Barbara Bennett Parsons – photo from graysharbortalk.co,m

Barbara Bennett Parsons is the youngest of us four but says she has “practically” retired now.  Although she and her husband now live in Montesano, she maintains an office  in Hoquiam where she grew up.  There, on the second floor 0f the historic building that houses the post office, Barbara  lovingly takes care of the extensive legacy of her father, the late Hoquiam artist Elton Bennett (1910-1974). Most of Elton Bennett’s work consists of serigraphs (also called silk-screens).   And she gardens and rides her trail bike and is active in so many community events, it’s hard to believe that she has time to organize these luncheons.

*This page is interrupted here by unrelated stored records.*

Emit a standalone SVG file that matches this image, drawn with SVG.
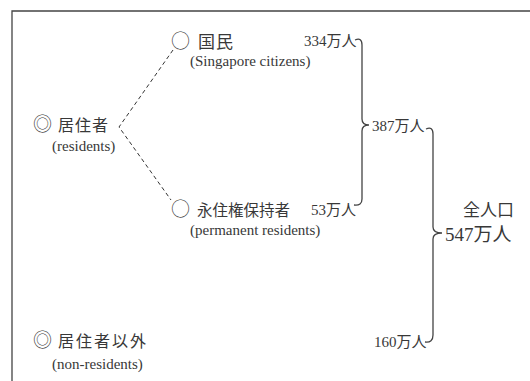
<svg xmlns="http://www.w3.org/2000/svg" width="530" height="381" viewBox="0 0 530 381">
<style>
.t{font-family:"Liberation Serif","Noto Sans CJK JP",serif;fill:#383838}
.s{font-family:"Noto Sans CJK JP",sans-serif;font-weight:300;font-size:19px;fill:#383838}
.jp{font-size:16px;letter-spacing:1px}
.en{font-size:15px}
.num{font-size:15px}
.big{font-size:19px}
.ln{fill:none;stroke:#444;stroke-width:1.3}
.dash{fill:none;stroke:#333;stroke-width:1;stroke-dasharray:4 3}
</style>
<rect width="530" height="381" fill="#fff"/>
<path class="ln" d="M12,381 V11 H530"/>
<g id="residents">
<text class="s" x="33" y="131">◎</text>
<text class="t jp" x="58" y="131">居住者</text>
<text class="t en" x="52" y="151">(residents)</text>
</g>
<g id="citizens">
<text class="s" x="171" y="48">○</text>
<text class="t jp" x="198" y="48" style="font-size:17px">国民</text>
<text class="t en" x="190" y="66">(Singapore citizens)</text>
<text class="t num" x="304" y="46">334万人</text>
</g>
<g id="permanent">
<text class="s" x="171" y="216">○</text>
<text class="t jp" x="197" y="216" style="font-size:15.5px;letter-spacing:0">永住権保持者</text>
<text class="t en" x="190" y="235">(permanent residents)</text>
<text class="t num" x="311" y="215">53万人</text>
</g>
<g id="nonresidents">
<text class="s" x="33" y="347">◎</text>
<text class="t jp" x="58" y="347" style="letter-spacing:2px">居住者以外</text>
<text class="t en" x="52" y="369">(non-residents)</text>
<text class="t num" x="374" y="347">160万人</text>
</g>
<g id="subtotal">
<text class="t num" x="372" y="131">387万人</text>
</g>
<g id="total">
<text class="t" x="463" y="216" style="font-size:17px">全人口</text>
<text class="t big" x="445" y="241">547万人</text>
</g>
<g id="connectors">
<path class="dash" d="M173,50 L119,127 L171,200"/>
<path class="ln" d="M355,40 Q362,37 362,45 V119 Q362,125 369,125 Q362,125 362,131 V199 Q362,206 354,205"/>
<path class="ln" d="M426,129 Q433,126 433,134 V227 Q433,233 442,233 Q433,233 433,239 V335 Q433,343 425,342"/>
</g>
</svg>
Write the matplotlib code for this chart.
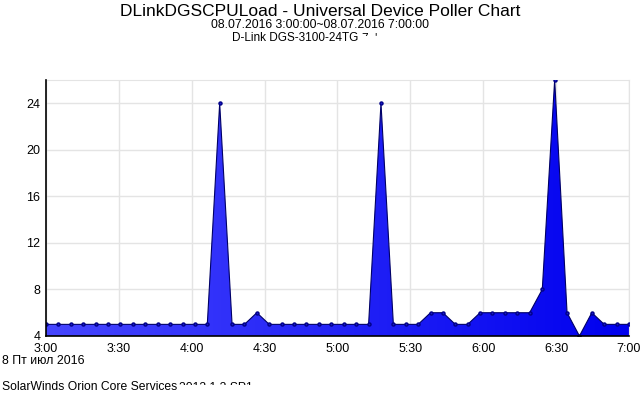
import matplotlib
matplotlib.use('Agg')
import matplotlib.pyplot as plt
import matplotlib.dates as mdates
from matplotlib.colors import LinearSegmentedColormap
from matplotlib.transforms import Bbox, TransformedBbox
import numpy as np
import datetime as dt

plt.rcParams['font.family'] = ['Liberation Sans', 'DejaVu Sans']

# poll times, minutes after 3:00 (48 samples over 4 hours)
minutes = [0.0, 5.1, 10.2, 15.3, 20.4, 25.5, 30.6, 35.7, 40.9, 46.0,
           51.1, 56.2, 61.3, 66.4, 71.5, 76.6, 81.7, 86.8, 91.9, 97.0,
           102.1, 107.2, 112.3, 117.4, 122.6, 127.7, 132.8, 137.9, 143.0, 148.1,
           153.2, 158.3, 163.4, 168.5, 173.6, 178.7, 183.8, 188.9, 194.0, 199.1,
           204.3, 209.4, 214.5, 219.6, 224.7, 229.8, 234.9, 240.0]
cpu_load = [5, 5, 5, 5, 5, 5, 5, 5, 5, 5,
            5, 5, 5, 5, 24, 5, 5, 6, 5, 5,
            5, 5, 5, 5, 5, 5, 5, 24, 5, 5,
            5, 6, 6, 5, 5, 6, 6, 6, 6, 6,
            8, 26, 6, 4, 6, 5, 5, 5]
x_ticks = ['3:00', '3:30', '4:00', '4:30', '5:00', '5:30', '6:00', '6:30', '7:00']
y_ticks = [4, 8, 12, 16, 20, 24]

start = dt.datetime(2016, 7, 8, 3, 0)
t = [start + dt.timedelta(minutes=m) for m in minutes]
tn = mdates.date2num(t)

fig = plt.figure(figsize=(6.4, 3.96), dpi=100)
ax = fig.add_axes([46/640, 1-336/396, 583/640, 256/396])

ymin, ymax = 4, 26
ax.set_xlim(tn[0], tn[-1])
ax.set_ylim(ymin, ymax)

# gradient fill under the curve
cmap = LinearSegmentedColormap.from_list('bl', ['#4646ff', '#0000ee'])
grad = np.linspace(0, 1, 256).reshape(1, -1)
img = ax.imshow(grad, cmap=cmap, aspect='auto', extent=[tn[0], tn[-1], ymin, ymax],
                origin='lower', zorder=2)
poly = ax.fill_between(tn, cpu_load, ymin, color='none', zorder=2)
img.set_clip_path(poly.get_paths()[0], transform=ax.transData)

ax.plot(tn, cpu_load, color='#000066', lw=0.8, zorder=3)
ax.plot(tn, cpu_load, ls='none', marker='o', ms=2.2, color='#1a1acc', mec='#000088', zorder=4)

ticks = [mdates.date2num(start + dt.timedelta(minutes=30*i)) for i in range(len(x_ticks))]
ax.set_xticks(ticks)
ax.set_xticklabels(x_ticks)
ax.set_yticks(y_ticks)
ax.tick_params(axis='x', length=0, labelsize=9, pad=5, colors='black')
ax.tick_params(axis='y', length=0, labelsize=9, pad=4, colors='black')
ax.grid(True, color='#e4e4e4', lw=1, zorder=1)
for s in ['top', 'right']:
    ax.spines[s].set_color('#e4e4e4')
for s in ['left', 'bottom']:
    ax.spines[s].set_color('black')
    ax.spines[s].set_linewidth(1.2)
    ax.spines[s].set_zorder(5)

fig.text(0.5, 1-11/396, 'DLinkDGSCPULoad - Universal Device Poller Chart',
         ha='center', va='center', fontsize=12.5)
fig.text(0.5, 1-25/396, '08.07.2016 3:00:00~08.07.2016 7:00:00',
         ha='center', va='center', fontsize=8.8)
fig.text(232/640, 1-38/396, 'D-Link DGS-3100-24TG', ha='left', va='center', fontsize=8.5)
fig.text(2/640, 1-361/396, '8 Пт июл 2016', ha='left', va='center', fontsize=8.9)
fig.text(2/640, 1-387/396, 'SolarWinds Orion Core Services', ha='left', va='center', fontsize=8.7)

# partly hidden texts, only their top edge shows
clip1 = TransformedBbox(Bbox([[0, 1-385/396], [1, 1-378/396]]), fig.transFigure)
vt = fig.text(179/640, 1-382/396, '2012.1.2 SP1', ha='left', va='top', fontsize=8.7)
vt.set_clip_box(clip1)
vt.set_clip_on(True)
clip2 = TransformedBbox(Bbox([[0, 1-36/396], [1, 1-30/396]]), fig.transFigure)
dt2 = fig.text(362/640, 1-33/396, '7  \'', ha='left', va='top', fontsize=8.5)
dt2.set_clip_box(clip2)
dt2.set_clip_on(True)

fig.savefig('out.png', dpi=100)
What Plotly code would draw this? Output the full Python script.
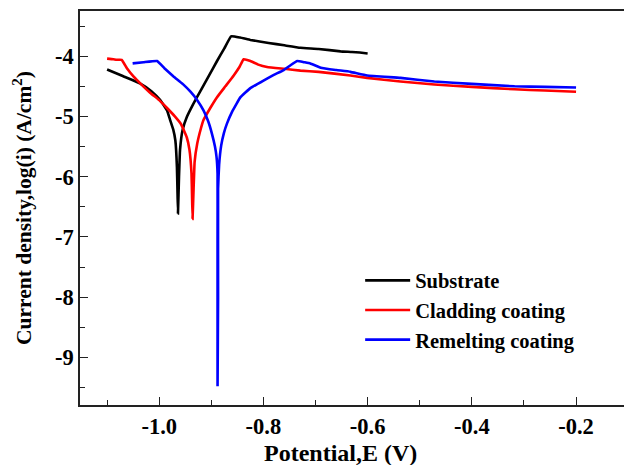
import plotly.graph_objects as go

# ---- data ----
substrate_E = [-1.100, -1.070, -1.037, -1.015, -0.998, -0.985, -0.979, -0.973, -0.969,
               -0.966, -0.965, -0.964, -0.962, -0.960, -0.955, -0.947, -0.935, -0.921,
               -0.905, -0.889, -0.875, -0.862, -0.845, -0.825, -0.790, -0.760, -0.729,
               -0.694, -0.652, -0.630, -0.615, -0.600]
substrate_logi = [-4.22, -4.33, -4.45, -4.58, -4.73, -4.90, -5.06, -5.22, -5.40,
                  -5.84, -6.20, -6.61, -6.00, -5.55, -5.22, -5.01, -4.80, -4.58,
                  -4.33, -4.08, -3.87, -3.67, -3.69, -3.73, -3.78, -3.82, -3.86,
                  -3.88, -3.92, -3.93, -3.94, -3.955]

cladding_E = [-1.100, -1.088, -1.082, -1.072, -1.062, -1.049, -1.033, -1.017, -1.000,
              -0.985, -0.970, -0.958, -0.947, -0.942, -0.938, -0.937, -0.936, -0.934,
              -0.932, -0.927, -0.920, -0.915, -0.902, -0.889, -0.873, -0.857, -0.846,
              -0.838, -0.825, -0.810, -0.793, -0.760, -0.729, -0.694, -0.633, -0.601,
              -0.537, -0.472, -0.400, -0.318, -0.260, -0.200]
cladding_logi = [-4.04, -4.05, -4.06, -4.06, -4.20, -4.34, -4.48, -4.61, -4.73,
                 -4.86, -5.00, -5.13, -5.35, -5.55, -5.95, -6.30, -6.70, -6.20,
                 -5.75, -5.45, -5.20, -5.06, -4.86, -4.68, -4.50, -4.32, -4.18,
                 -4.05, -4.08, -4.14, -4.18, -4.21, -4.24, -4.26, -4.32, -4.36,
                 -4.42, -4.47, -4.51, -4.55, -4.57, -4.59]

remelting_E = [-1.051, -1.030, -1.004, -0.990, -0.972, -0.955, -0.940, -0.927, -0.915,
               -0.906, -0.899, -0.893, -0.890, -0.888, -0.888, -0.888, -0.888, -0.887,
               -0.887, -0.885, -0.881, -0.876, -0.870, -0.860, -0.844, -0.825, -0.799,
               -0.780, -0.761, -0.748, -0.735, -0.722, -0.710, -0.690, -0.660, -0.633,
               -0.601, -0.537, -0.472, -0.400, -0.318, -0.260, -0.200]
remelting_logi = [-4.12, -4.10, -4.08, -4.20, -4.34, -4.46, -4.59, -4.73, -4.90,
                  -5.08, -5.28, -5.50, -5.67, -5.95, -7.00, -8.50, -9.48, -8.00,
                  -6.20, -5.80, -5.48, -5.28, -5.12, -4.92, -4.68, -4.53, -4.40,
                  -4.31, -4.23, -4.15, -4.08, -4.10, -4.12, -4.19, -4.23, -4.26,
                  -4.32, -4.36, -4.42, -4.46, -4.50, -4.51, -4.52]

series_names = ["Substrate", "Cladding coating", "Remelting coating"]
series_colors = ["#000000", "#ff0000", "#0000ff"]

x_tickvals = [-1.0, -0.8, -0.6, -0.4, -0.2]
x_ticktext = ["-1.0", "-0.8", "-0.6", "-0.4", "-0.2"]
x_minorvals = [-1.1, -0.9, -0.7, -0.5, -0.3]
y_tickvals = [-4, -5, -6, -7, -8, -9]
y_ticktext = ["-4", "-5", "-6", "-7", "-8", "-9"]
y_minorvals = [-3.5, -4.5, -5.5, -6.5, -7.5, -8.5, -9.5]

x_title = "Potential,E (V)"
y_title = "Current density,log(i) (A/cm<sup>2</sup>)"

FONT = "Liberation Serif, Times New Roman, serif"

fig = go.Figure()
for xs, ys, name, col in zip([substrate_E, cladding_E, remelting_E],
                             [substrate_logi, cladding_logi, remelting_logi],
                             series_names, series_colors):
    fig.add_trace(go.Scatter(x=xs, y=ys, mode="lines", name=name,
                             line=dict(color=col, width=2.6, shape="spline", smoothing=0.3)))

axis_common = dict(showgrid=False, zeroline=False, showline=True, linecolor="#222",
                   linewidth=1.5, ticks="inside", ticklen=8, tickwidth=1.3, tickcolor="#222",
                   tickfont=dict(family=FONT, size=22.5, color="black", weight="bold"))

fig.update_xaxes(range=[-1.152, -0.108], tickmode="array", tickvals=x_tickvals,
                 ticktext=x_ticktext, mirror=True,
                 minor=dict(tickmode="array", tickvals=x_minorvals, ticks="inside",
                            ticklen=5, tickwidth=1.3, tickcolor="#222"),
                 **axis_common)
fig.update_yaxes(range=[-9.79, -3.25], tickmode="array", tickvals=y_tickvals,
                 ticktext=y_ticktext,
                 minor=dict(tickmode="array", tickvals=y_minorvals, ticks="inside",
                            ticklen=5, tickwidth=1.3, tickcolor="#222"),
                 title=dict(text=y_title, standoff=17,
                            font=dict(family=FONT, size=21.5, color="black", weight="bold")),
                 **axis_common)

fig.add_annotation(text=x_title, xref="paper", yref="paper", x=0.479, y=-0.122,
                   xanchor="center", yanchor="middle", showarrow=False,
                   font=dict(family=FONT, size=24, color="black", weight="bold"))

fig.update_layout(
    width=624, height=465,
    margin=dict(l=80, r=0, t=11, b=60),
    paper_bgcolor="white", plot_bgcolor="white",
    showlegend=True,
    legend=dict(x=0.515, y=0.241, xanchor="left", yanchor="middle",
                bgcolor="rgba(0,0,0,0)", itemwidth=45, tracegroupgap=0,
                font=dict(family=FONT, size=20.5, color="black", weight="bold")),
)

fig.write_html("out.html")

The Quintessential Cherry Harding!

Besides me, the only Peninsula-ite was Cherry Harding.  I wish we had each stopped to tell how we all came to know one another.  Since we didn’t, I’m afraid I can only share from my perspecitive! Long ago, Cherry worked for us at the Bookvendor and, since then, she is everyplace all the time — the schools, CPHM, the library book sales.  Cherry is the Queen of the Volunteers! When Lucille lived here she, also, was active in everything but I always think of her as the Grand Dame of Water Music — one of the first movers-and-shakers of the Festival.  And Barbara lived here for a few years and ran an art gallery in Long Beach (or maybe Seaview?) on the east side Pacific Avenue.  Plus, of course… it’s the Peninsula!  If you live here long enough, eventually you meet other “like-minded” folks and, if you are lucky, continue having an annual lunch-get-together with them for about a gazillion years.

We laughed and talked and checked on each others’ health issues. We remembered old friends, lamented those who had left too soon, and talked about old times.  And, of course, we all said, “Same time next year!”